Dr. Ralph Patterson, 49, who has been director of HP’s Computer Peripherals Laboratory, is the newly-appointed president and CEO of the joint venture that will begin with 70 staff members, many of whom are from the Dastek team, a joint venture between Asahi Glass and Komag specializing in disk heads.
HP and Asahi Komag have provided the initial cash funding to Headway through the acquisition of equity. Additional funding will occur over time upon achievement of specific technical milestones.
As part of the formation agreement, HP licensed its proprietary dual-stripe technology to the new company in exchange for additional equity. Similarly, Komag and its principle shareholder, Asahi Glass, licensed the MR technology developed by Dastek. They also contributed certain research and production equipment in exchange for additional equity. As a result of these transactions, disk maker Komag will hold a voting interest of less than 20%.
“HP holds the majority of Headway,” said Dayrell Drake, HDD product marketing manager at HP in Bristol, UK.
The heads produced by Headway will be sold to HP or other HDD manufacturers. Volume production should begin next year.
Relations between HP and Komag’s subsidiary Dastek already existed. The company abandoned production of thin-film heads in order to concentrate on development of MR heads. In 1992, HP announced that it was developing MR heads that Dastek would manufacture and the first deliveries took place the following year.
IBM is currently the only firm to produce in volume, but only for themselves, these MR heads that can increase the capacity of a magnetic platter by 50 percent. Big Blue is also the only one to integrate the heads into all of its drives.
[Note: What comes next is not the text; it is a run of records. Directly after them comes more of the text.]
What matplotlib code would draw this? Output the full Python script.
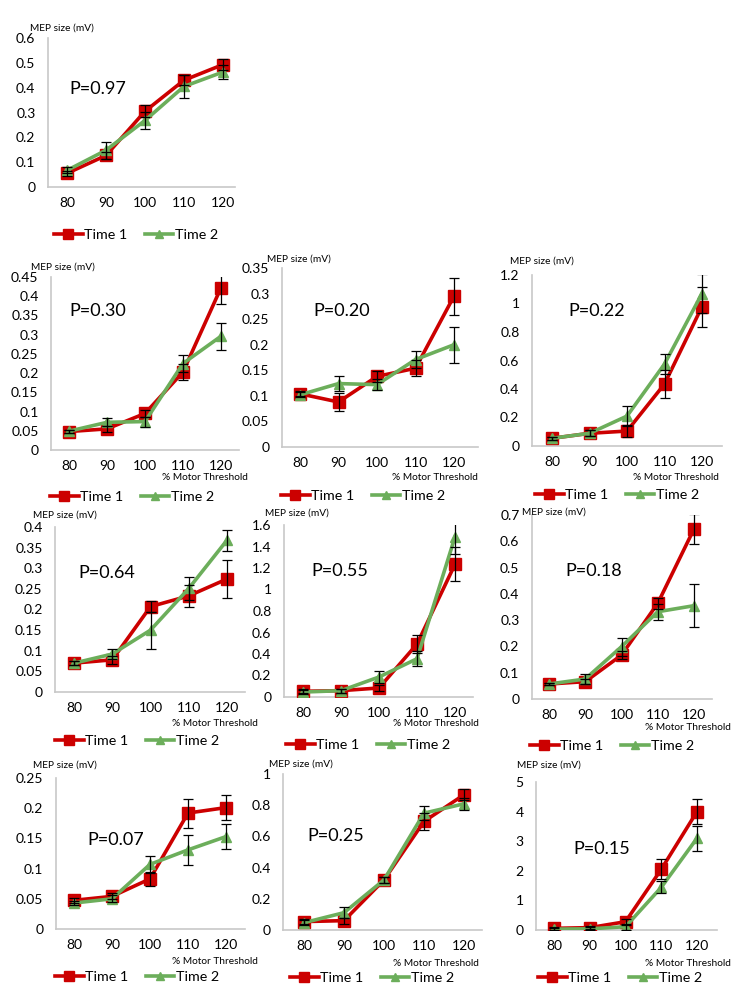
import matplotlib
matplotlib.use("Agg")
import matplotlib.pyplot as plt
from matplotlib.lines import Line2D
import numpy as np

plt.rcParams['font.family'] = ['Lato', 'DejaVu Sans']

# ---------------- data ----------------
categories = ["80", "90", "100", "110", "120"]
series_names = ["Time 1", "Time 2"]
p_labels = ["P=0.97", "P=0.30", "P=0.20", "P=0.22", "P=0.64",
            "P=0.55", "P=0.18", "P=0.07", "P=0.25", "P=0.15"]

time1 = [
    [0.055, 0.127, 0.305, 0.430, 0.493],
    [0.048, 0.055, 0.095, 0.203, 0.422],
    [0.104, 0.088, 0.138, 0.154, 0.295],
    [0.054, 0.089, 0.105, 0.435, 0.978],
    [0.070, 0.078, 0.207, 0.233, 0.274],
    [0.053, 0.059, 0.084, 0.492, 1.235],
    [0.057, 0.066, 0.167, 0.364, 0.647],
    [0.0475, 0.054, 0.083, 0.192, 0.201],
    [0.054, 0.060, 0.321, 0.696, 0.867],
    [0.056, 0.080, 0.280, 2.050, 4.000],
]
time1_err = [
    [0.010, 0.015, 0.025, 0.020, 0.022],
    [0.005, 0.008, 0.010, 0.020, 0.042],
    [0.005, 0.017, 0.010, 0.016, 0.036],
    [0.010, 0.020, 0.040, 0.095, 0.140],
    [0.005, 0.010, 0.014, 0.026, 0.047],
    [0.020, 0.020, 0.030, 0.087, 0.160],
    [0.005, 0.010, 0.015, 0.020, 0.058],
    [0.004, 0.005, 0.012, 0.024, 0.021],
    [0.015, 0.020, 0.020, 0.055, 0.035],
    [0.050, 0.050, 0.100, 0.340, 0.420],
]
time2 = [
    [0.067, 0.148, 0.268, 0.405, 0.463],
    [0.049, 0.072, 0.074, 0.225, 0.296],
    [0.102, 0.124, 0.122, 0.171, 0.200],
    [0.054, 0.089, 0.210, 0.575, 1.070],
    [0.070, 0.092, 0.150, 0.251, 0.368],
    [0.046, 0.059, 0.186, 0.356, 1.490],
    [0.057, 0.076, 0.199, 0.332, 0.355],
    [0.043, 0.050, 0.107, 0.131, 0.153],
    [0.047, 0.111, 0.321, 0.749, 0.809],
    [0.030, 0.040, 0.110, 1.440, 3.100],
]
time2_err = [
    [0.012, 0.035, 0.035, 0.045, 0.030],
    [0.004, 0.010, 0.013, 0.022, 0.035],
    [0.005, 0.015, 0.010, 0.016, 0.035],
    [0.010, 0.020, 0.070, 0.070, 0.140],
    [0.005, 0.012, 0.045, 0.028, 0.025],
    [0.020, 0.020, 0.055, 0.070, 0.160],
    [0.005, 0.020, 0.034, 0.030, 0.082],
    [0.004, 0.006, 0.014, 0.025, 0.021],
    [0.015, 0.035, 0.020, 0.045, 0.040],
    [0.050, 0.050, 0.100, 0.200, 0.430],
]
y_max = [0.6, 0.45, 0.35, 1.2, 0.4, 1.6, 0.7, 0.25, 1.0, 5.0]
y_step = [0.1, 0.05, 0.05, 0.2, 0.05, 0.2, 0.1, 0.05, 0.2, 1.0]
show_xtitle = [False, True, True, True, True, True, True, True, True, True]

# ---------------- layout (pixels) ----------------
W, H = 747, 998
# left, top, right, bottom of plot area, x pixel of first & last category
boxes = [
    (48, 38, 235, 187, 67, 223),
    (51, 277, 239, 450, 69, 221),
    (282, 268, 478, 447, 300, 454),
    (532, 275, 722, 446, 552, 702),
    (55, 527, 245, 692, 74, 227),
    (284, 525, 473, 697, 303, 455),
    (532, 515, 712, 699, 549, 694),
    (56, 778, 245, 929, 74, 226),
    (283, 774, 482, 930, 304, 464),
    (536, 782, 717, 930, 554, 697),
]
ylab_pos = [(30, 28), (31, 267), (267, 259), (510, 261), (33, 515),
            (265, 513), (522, 512), (33, 765), (269, 764), (517, 765)]
p_pos = [(69, 89), (69, 311), (313, 311), (568, 311), (78, 573),
         (311, 571), (565, 571), (87, 840), (307, 836), (573, 849)]
xt_pos = [None, (162, 478), (392, 478), (633, 478), (172, 723),
          (393, 724), (645, 727), (172, 962), (393, 963), (645, 963)]
leg_pos = [(136, 235), (132, 497), (363, 496), (617, 495), (137, 741),
           (368, 745), (612, 746), (137, 977), (372, 978), (620, 978)]

RED = "#CC0000"
GREEN = "#6CAE5B"
AXC = "#C8C8C8"

fig = plt.figure(figsize=(W / 100, H / 100), dpi=100)


def fx(px):
    return px / W


def fy(py):
    return 1 - py / H


x = np.arange(len(categories))
for i in range(10):
    L, T, R, B, x0, x4 = boxes[i]
    ax = fig.add_axes([fx(L), fy(B), (R - L) / W, (B - T) / H])
    unit = (x4 - x0) / 4.0
    ax.set_xlim((L - x0) / unit, (R - x0) / unit)
    ax.set_ylim(0, y_max[i])
    ax.set_yticks(np.round(np.arange(0, y_max[i] + y_step[i] / 2, y_step[i]), 3))
    ax.yaxis.set_major_formatter(matplotlib.ticker.FuncFormatter(
        lambda v, p: ("%g" % round(v, 3))))
    ax.set_xticks(x)
    ax.set_xticklabels(categories)
    ax.tick_params(axis='both', length=0, labelsize=10, colors="#000000")
    ax.tick_params(axis='y', pad=9)
    ax.tick_params(axis='x', pad=7)
    for s in ("top", "right"):
        ax.spines[s].set_visible(False)
    for s in ("left", "bottom"):
        ax.spines[s].set_color(AXC)
        ax.spines[s].set_linewidth(1.2)
    ax.patch.set_alpha(0)

    ax.plot(x, time1[i], color=RED, lw=2.6, marker="s", ms=8.5,
            mfc=RED, mec=RED, zorder=3)
    ax.plot(x, time2[i], color=GREEN, lw=2.6, marker="^", ms=7.5,
            mfc=GREEN, mec=GREEN, zorder=4)
    ax.errorbar(x, time1[i], yerr=time1_err[i], fmt="none", ecolor="black",
                elinewidth=0.9, capsize=3.5, capthick=0.9, zorder=5)
    ax.errorbar(x, time2[i], yerr=time2_err[i], fmt="none", ecolor="black",
                elinewidth=0.9, capsize=3.5, capthick=0.9, zorder=5)

    fig.text(fx(ylab_pos[i][0]), fy(ylab_pos[i][1]), "MEP size (mV)",
             fontsize=7.3, ha="left", va="center")
    fig.text(fx(p_pos[i][0]), fy(p_pos[i][1]), p_labels[i],
             fontsize=13, ha="left", va="center")
    if show_xtitle[i]:
        fig.text(fx(xt_pos[i][0]), fy(xt_pos[i][1]), "% Motor Threshold",
                 fontsize=7.3, ha="left", va="center")

    handles = [Line2D([], [], color=RED, lw=2.6, marker="s", ms=7),
               Line2D([], [], color=GREEN, lw=2.6, marker="^", ms=6)]
    fig.legend(handles, series_names, loc="center",
               bbox_to_anchor=(fx(leg_pos[i][0]), fy(leg_pos[i][1])),
               ncol=2, frameon=False, fontsize=10.3, handlelength=2.0,
               handletextpad=0.1, columnspacing=1.2, borderpad=0,
               borderaxespad=0, markerscale=1.0)

fig.savefig("out.png", dpi=100)
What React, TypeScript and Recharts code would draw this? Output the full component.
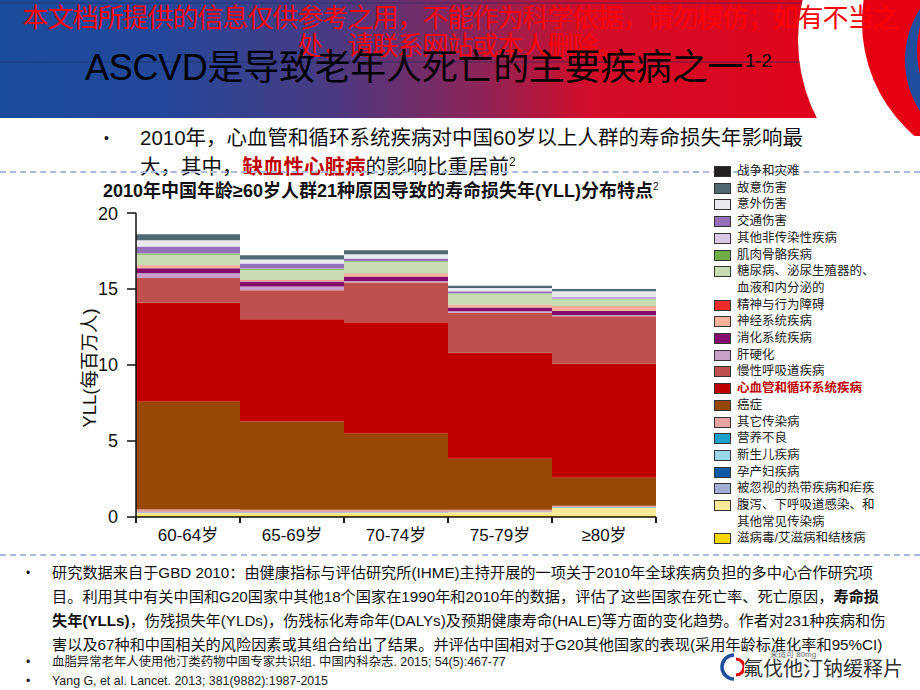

Fujitsu, Hitachi and Toshiba have already announced HDDs with MR heads. Quantum has just invested in this technology via its acquisition of Rocky Mountain Magnetics. Other manufacturers to look for in the future are SAE/TDK, Read-Rite and Applied Magnetics. Seagate has also mastered this technology, but has yet to bring out a single hard drive outfitted with the new heads.
Like IBM, HP is also working on the next generation of heads, based on giant magneto-resistive technology that will result in a significant jump in HDDs with areal densities of 2Gb per square inch. The output from the new laboratories is expected in 1997.
The Dual-Stripe MagnetoResistive (DSMR) technology has been in development by HP for more than 10 years, according to Drake.
As of the first of next November, the U.S. firm will launch 3 one-inch high 3.5-inch HDDs witht PRML. The C3331A models should have a memory of 4.3GB, and the 2 others, the C3330A and C3325A, a capacity of 2.17GB. Implementation of PRML in the C3325A unit allows for a 43% increase in areal density, as compared to the first generation C3323A, according to Hewlett-Packard. This grouping, along with certain improvements in the recording heads and magnetic film, has led to a 74% increase in areal density, the firm added. The C3330A and C3331 A models, to be in volume production for 2095, have an announced MTBF of 1,200,000 hours, against 800,000 hours for the C3325A, in general availability for 4Q94. Evaluation units for the 3 products will be obtainable as of the announcement date.